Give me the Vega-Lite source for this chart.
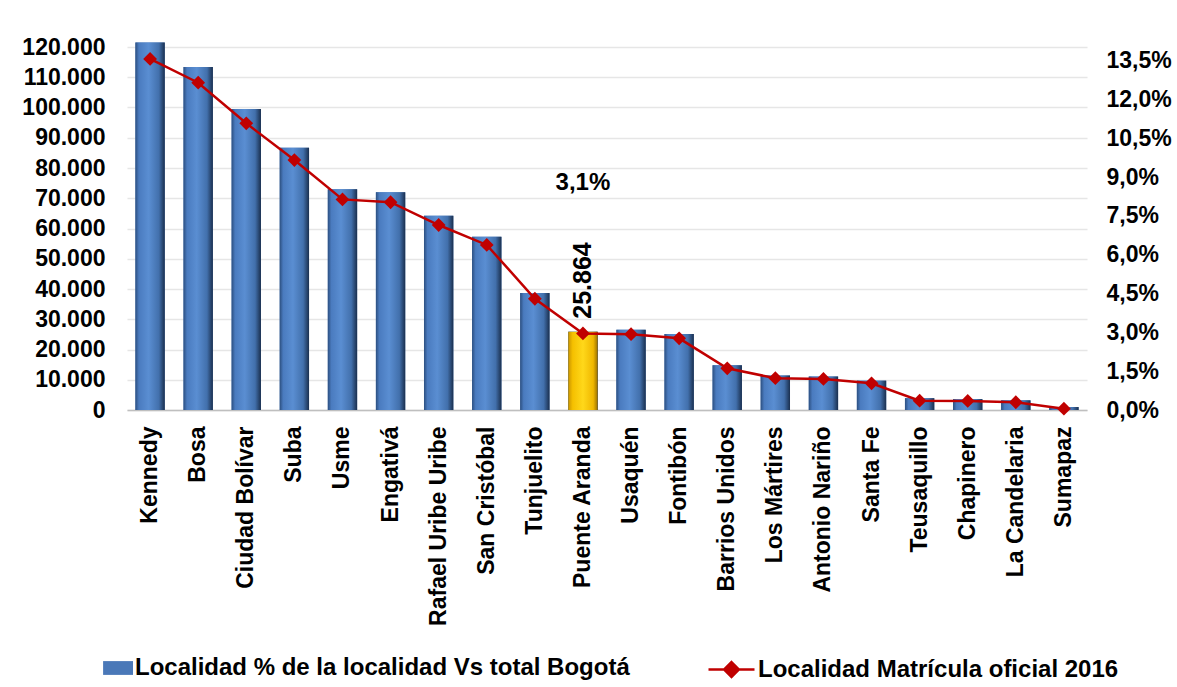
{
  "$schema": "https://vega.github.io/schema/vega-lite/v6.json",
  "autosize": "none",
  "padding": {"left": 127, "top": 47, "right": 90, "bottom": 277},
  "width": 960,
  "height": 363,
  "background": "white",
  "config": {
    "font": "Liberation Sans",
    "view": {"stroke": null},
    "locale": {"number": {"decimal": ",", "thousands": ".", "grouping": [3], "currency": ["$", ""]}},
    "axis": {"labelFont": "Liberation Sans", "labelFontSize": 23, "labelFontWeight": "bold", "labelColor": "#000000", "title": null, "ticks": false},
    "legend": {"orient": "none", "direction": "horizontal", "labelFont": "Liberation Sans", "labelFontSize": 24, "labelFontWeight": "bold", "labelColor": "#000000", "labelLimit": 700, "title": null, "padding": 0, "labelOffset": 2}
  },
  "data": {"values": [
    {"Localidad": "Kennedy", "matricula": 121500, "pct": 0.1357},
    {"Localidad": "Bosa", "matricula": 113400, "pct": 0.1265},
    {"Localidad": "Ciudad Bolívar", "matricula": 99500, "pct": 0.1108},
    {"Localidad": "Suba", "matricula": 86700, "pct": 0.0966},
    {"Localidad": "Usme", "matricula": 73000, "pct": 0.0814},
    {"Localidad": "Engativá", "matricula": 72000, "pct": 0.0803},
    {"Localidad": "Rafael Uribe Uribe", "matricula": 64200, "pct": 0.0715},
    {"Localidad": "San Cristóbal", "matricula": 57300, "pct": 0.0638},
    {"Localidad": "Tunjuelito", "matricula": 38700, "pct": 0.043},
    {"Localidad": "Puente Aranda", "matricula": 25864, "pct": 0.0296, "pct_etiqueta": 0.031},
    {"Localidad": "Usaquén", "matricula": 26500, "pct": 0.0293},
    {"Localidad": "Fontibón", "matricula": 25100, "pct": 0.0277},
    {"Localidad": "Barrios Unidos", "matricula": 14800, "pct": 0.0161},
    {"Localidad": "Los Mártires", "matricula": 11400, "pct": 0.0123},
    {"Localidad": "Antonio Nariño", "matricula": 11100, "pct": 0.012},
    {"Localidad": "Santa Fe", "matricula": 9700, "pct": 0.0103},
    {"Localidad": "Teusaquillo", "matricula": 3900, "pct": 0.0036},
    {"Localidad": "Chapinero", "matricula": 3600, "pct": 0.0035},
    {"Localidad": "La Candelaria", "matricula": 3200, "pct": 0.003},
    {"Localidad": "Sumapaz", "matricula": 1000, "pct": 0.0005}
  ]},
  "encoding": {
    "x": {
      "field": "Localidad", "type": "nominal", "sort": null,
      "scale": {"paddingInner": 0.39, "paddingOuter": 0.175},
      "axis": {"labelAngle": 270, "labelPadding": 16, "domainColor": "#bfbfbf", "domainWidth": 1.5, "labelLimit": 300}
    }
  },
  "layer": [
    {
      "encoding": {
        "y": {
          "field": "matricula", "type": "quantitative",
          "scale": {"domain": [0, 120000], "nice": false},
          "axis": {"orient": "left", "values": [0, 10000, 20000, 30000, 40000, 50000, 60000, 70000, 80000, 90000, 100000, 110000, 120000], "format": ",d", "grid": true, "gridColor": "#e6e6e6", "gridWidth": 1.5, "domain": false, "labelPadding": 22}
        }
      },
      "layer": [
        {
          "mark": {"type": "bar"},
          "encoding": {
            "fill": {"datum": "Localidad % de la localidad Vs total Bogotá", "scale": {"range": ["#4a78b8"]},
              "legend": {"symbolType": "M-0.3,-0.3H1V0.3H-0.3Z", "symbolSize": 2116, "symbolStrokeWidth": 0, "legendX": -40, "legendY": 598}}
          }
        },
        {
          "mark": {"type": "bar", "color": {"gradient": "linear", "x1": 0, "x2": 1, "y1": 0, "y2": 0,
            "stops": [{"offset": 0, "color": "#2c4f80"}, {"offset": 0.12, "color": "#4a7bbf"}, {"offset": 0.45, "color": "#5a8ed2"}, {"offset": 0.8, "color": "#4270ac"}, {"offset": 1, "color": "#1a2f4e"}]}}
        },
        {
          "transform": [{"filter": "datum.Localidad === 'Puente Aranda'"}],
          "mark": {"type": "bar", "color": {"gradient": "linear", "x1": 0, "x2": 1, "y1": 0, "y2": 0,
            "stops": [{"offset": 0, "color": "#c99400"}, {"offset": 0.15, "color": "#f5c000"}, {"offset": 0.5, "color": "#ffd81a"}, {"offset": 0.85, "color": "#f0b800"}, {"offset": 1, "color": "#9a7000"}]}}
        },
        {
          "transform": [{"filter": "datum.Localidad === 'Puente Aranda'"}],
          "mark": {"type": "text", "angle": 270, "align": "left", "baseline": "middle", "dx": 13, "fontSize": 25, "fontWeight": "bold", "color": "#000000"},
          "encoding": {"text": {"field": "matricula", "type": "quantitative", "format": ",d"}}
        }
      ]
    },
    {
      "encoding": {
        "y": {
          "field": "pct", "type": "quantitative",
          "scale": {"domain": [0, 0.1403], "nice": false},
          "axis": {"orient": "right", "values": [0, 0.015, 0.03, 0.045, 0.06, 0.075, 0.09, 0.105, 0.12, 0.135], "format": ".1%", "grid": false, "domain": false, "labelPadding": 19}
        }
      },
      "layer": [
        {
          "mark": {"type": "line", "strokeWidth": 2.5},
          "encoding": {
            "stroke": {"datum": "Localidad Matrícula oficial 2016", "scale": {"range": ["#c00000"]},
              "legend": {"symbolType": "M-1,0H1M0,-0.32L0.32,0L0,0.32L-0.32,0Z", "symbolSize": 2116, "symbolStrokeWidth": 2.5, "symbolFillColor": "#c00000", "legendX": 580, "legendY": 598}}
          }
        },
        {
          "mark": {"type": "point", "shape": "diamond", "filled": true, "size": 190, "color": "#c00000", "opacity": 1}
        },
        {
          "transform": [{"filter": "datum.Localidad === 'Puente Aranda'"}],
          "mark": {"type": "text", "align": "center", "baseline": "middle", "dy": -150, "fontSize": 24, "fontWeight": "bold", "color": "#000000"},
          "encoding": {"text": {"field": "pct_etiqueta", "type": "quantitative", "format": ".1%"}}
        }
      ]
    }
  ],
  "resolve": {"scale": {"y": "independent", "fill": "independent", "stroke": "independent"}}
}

# Stated task:
Set the listing down in full and exactly. Pictures within it should not appear in the copy.

# Right answer:
Give me the Vega-Lite source for this chart.
{
  "$schema": "https://vega.github.io/schema/vega-lite/v6.json",
  "autosize": "none",
  "padding": {"left": 127, "top": 47, "right": 90, "bottom": 277},
  "width": 960,
  "height": 363,
  "background": "white",
  "config": {
    "font": "Liberation Sans",
    "view": {"stroke": null},
    "locale": {"number": {"decimal": ",", "thousands": ".", "grouping": [3], "currency": ["$", ""]}},
    "axis": {"labelFont": "Liberation Sans", "labelFontSize": 23, "labelFontWeight": "bold", "labelColor": "#000000", "title": null, "ticks": false},
    "legend": {"orient": "none", "direction": "horizontal", "labelFont": "Liberation Sans", "labelFontSize": 24, "labelFontWeight": "bold", "labelColor": "#000000", "labelLimit": 700, "title": null, "padding": 0, "labelOffset": 2}
  },
  "data": {"values": [
    {"Localidad": "Kennedy", "matricula": 121500, "pct": 0.1357},
    {"Localidad": "Bosa", "matricula": 113400, "pct": 0.1265},
    {"Localidad": "Ciudad Bolívar", "matricula": 99500, "pct": 0.1108},
    {"Localidad": "Suba", "matricula": 86700, "pct": 0.0966},
    {"Localidad": "Usme", "matricula": 73000, "pct": 0.0814},
    {"Localidad": "Engativá", "matricula": 72000, "pct": 0.0803},
    {"Localidad": "Rafael Uribe Uribe", "matricula": 64200, "pct": 0.0715},
    {"Localidad": "San Cristóbal", "matricula": 57300, "pct": 0.0638},
    {"Localidad": "Tunjuelito", "matricula": 38700, "pct": 0.043},
    {"Localidad": "Puente Aranda", "matricula": 25864, "pct": 0.0296, "pct_etiqueta": 0.031},
    {"Localidad": "Usaquén", "matricula": 26500, "pct": 0.0293},
    {"Localidad": "Fontibón", "matricula": 25100, "pct": 0.0277},
    {"Localidad": "Barrios Unidos", "matricula": 14800, "pct": 0.0161},
    {"Localidad": "Los Mártires", "matricula": 11400, "pct": 0.0123},
    {"Localidad": "Antonio Nariño", "matricula": 11100, "pct": 0.012},
    {"Localidad": "Santa Fe", "matricula": 9700, "pct": 0.0103},
    {"Localidad": "Teusaquillo", "matricula": 3900, "pct": 0.0036},
    {"Localidad": "Chapinero", "matricula": 3600, "pct": 0.0035},
    {"Localidad": "La Candelaria", "matricula": 3200, "pct": 0.003},
    {"Localidad": "Sumapaz", "matricula": 1000, "pct": 0.0005}
  ]},
  "encoding": {
    "x": {
      "field": "Localidad", "type": "nominal", "sort": null,
      "scale": {"paddingInner": 0.39, "paddingOuter": 0.175},
      "axis": {"labelAngle": 270, "labelPadding": 16, "domainColor": "#bfbfbf", "domainWidth": 1.5, "labelLimit": 300}
    }
  },
  "layer": [
    {
      "encoding": {
        "y": {
          "field": "matricula", "type": "quantitative",
          "scale": {"domain": [0, 120000], "nice": false},
          "axis": {"orient": "left", "values": [0, 10000, 20000, 30000, 40000, 50000, 60000, 70000, 80000, 90000, 100000, 110000, 120000], "format": ",d", "grid": true, "gridColor": "#e6e6e6", "gridWidth": 1.5, "domain": false, "labelPadding": 22}
        }
      },
      "layer": [
        {
          "mark": {"type": "bar"},
          "encoding": {
            "fill": {"datum": "Localidad % de la localidad Vs total Bogotá", "scale": {"range": ["#4a78b8"]},
              "legend": {"symbolType": "M-0.3,-0.3H1V0.3H-0.3Z", "symbolSize": 2116, "symbolStrokeWidth": 0, "legendX": -40, "legendY": 598}}
          }
        },
        {
          "mark": {"type": "bar", "color": {"gradient": "linear", "x1": 0, "x2": 1, "y1": 0, "y2": 0,
            "stops": [{"offset": 0, "color": "#2c4f80"}, {"offset": 0.12, "color": "#4a7bbf"}, {"offset": 0.45, "color": "#5a8ed2"}, {"offset": 0.8, "color": "#4270ac"}, {"offset": 1, "color": "#1a2f4e"}]}}
        },
        {
          "transform": [{"filter": "datum.Localidad === 'Puente Aranda'"}],
          "mark": {"type": "bar", "color": {"gradient": "linear", "x1": 0, "x2": 1, "y1": 0, "y2": 0,
            "stops": [{"offset": 0, "color": "#c99400"}, {"offset": 0.15, "color": "#f5c000"}, {"offset": 0.5, "color": "#ffd81a"}, {"offset": 0.85, "color": "#f0b800"}, {"offset": 1, "color": "#9a7000"}]}}
        },
        {
          "transform": [{"filter": "datum.Localidad === 'Puente Aranda'"}],
          "mark": {"type": "text", "angle": 270, "align": "left", "baseline": "middle", "dx": 13, "fontSize": 25, "fontWeight": "bold", "color": "#000000"},
          "encoding": {"text": {"field": "matricula", "type": "quantitative", "format": ",d"}}
        }
      ]
    },
    {
      "encoding": {
        "y": {
          "field": "pct", "type": "quantitative",
          "scale": {"domain": [0, 0.1403], "nice": false},
          "axis": {"orient": "right", "values": [0, 0.015, 0.03, 0.045, 0.06, 0.075, 0.09, 0.105, 0.12, 0.135], "format": ".1%", "grid": false, "domain": false, "labelPadding": 19}
        }
      },
      "layer": [
        {
          "mark": {"type": "line", "strokeWidth": 2.5},
          "encoding": {
            "stroke": {"datum": "Localidad Matrícula oficial 2016", "scale": {"range": ["#c00000"]},
              "legend": {"symbolType": "M-1,0H1M0,-0.32L0.32,0L0,0.32L-0.32,0Z", "symbolSize": 2116, "symbolStrokeWidth": 2.5, "symbolFillColor": "#c00000", "legendX": 580, "legendY": 598}}
          }
        },
        {
          "mark": {"type": "point", "shape": "diamond", "filled": true, "size": 190, "color": "#c00000", "opacity": 1}
        },
        {
          "transform": [{"filter": "datum.Localidad === 'Puente Aranda'"}],
          "mark": {"type": "text", "align": "center", "baseline": "middle", "dy": -150, "fontSize": 24, "fontWeight": "bold", "color": "#000000"},
          "encoding": {"text": {"field": "pct_etiqueta", "type": "quantitative", "format": ".1%"}}
        }
      ]
    }
  ],
  "resolve": {"scale": {"y": "independent", "fill": "independent", "stroke": "independent"}}
}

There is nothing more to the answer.